New treatments for inflammatory lung diseases and a host of other conditions could be developed following a study into the impact of circadian rhythms - or body clock.

In a partnership between The University of Manchester, the NIHR Manchester Biomedical Research Centre and GlaxoSmithKline (GSK), a team of scientists will investigate how our biological clock controls inflammation in lung diseases such as Chronic Obstructive Pulmonary Disease (COPD). It is hoped that this project, worth more than £500,000, will lead to the development of new drugs which will target how the internal body clock regulates the severity of inflammation.

The Manchester team is headed by Professors Andrew Loudon, David Ray and Kath Else, and they will work closely with colleagues in the Discovery Biology group at GSK. Inflammatory diseases of the lung are a major cause of mortality world-wide. In the case of COPD, the progression of this inflammatory disease is irreversible once commenced. In the UK 27,478 people died as a result of COPD in 2004. Other diseases with an inflammatory aspect include asthma, which is a predisposition to chronic inflammation of the lungs in which the airways are reversibly narrowed. This disease affects 7% of people in the US, 6.5% in the UK and 300 million people worldwide, and causes 4,000 deaths a year in the US.

In order to develop the drugs, the team will first study the mechanisms whereby the circadian clock controls the magnitude of the local inflammatory response; that is, the genes and pathways that connect the clock to the cells responsible for the immune response in the lungs. Professor Loudon, of the Faculty of Life Sciences, explains: "Many inflammatory diseases are highly rhythmic in presentation and often worse at night."

"We believe there is also a strong rhythmic control. It has long been speculated that asthma and other inflammatory conditions have an underlying clock mechanism controlling the severity of the disease. These clocks are all over the body, including in cells responsible for the immune response in the lung. In addition the way we metabolise drugs is highly rhythmic.

"Our aim is to gain a sufficient understanding of this process so we can target key parts with specific new drugs. "We are working with GSK not only to develop new drugs to alleviate symptoms but also reveal optimal timing of therapy, known as chronotherapy. This is a new and exciting area of research. It is being taken very seriously in France, for example, where researchers have for some time been studying the importance of timing of chemotherapy in cancer."

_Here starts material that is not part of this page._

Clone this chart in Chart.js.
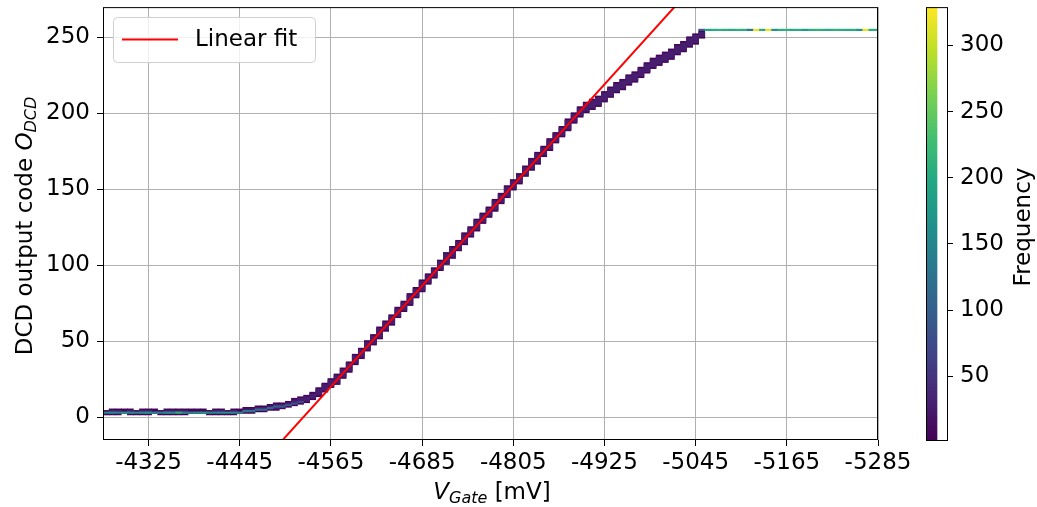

He adds: "After a decade of research into the area you don't have to explain to anyone what the circadian clock is these days, which is a very good thing. But in the last three years we have gone further, developing very strong links between the basic science and its clinical application. "We have detailed insight into how the molecular cogs of the clock work, drive cells and physiology. We have been looking at it organ by organ, cell by cell, unraveling how the clock drives the biology of the organism. Many diseases are rhythmic, so it's no surprise that when the circadian rhythm is disrupted it is associated with altered physiology. "This study is just one at the beginning of an exciting new phase in circadian rhythm research."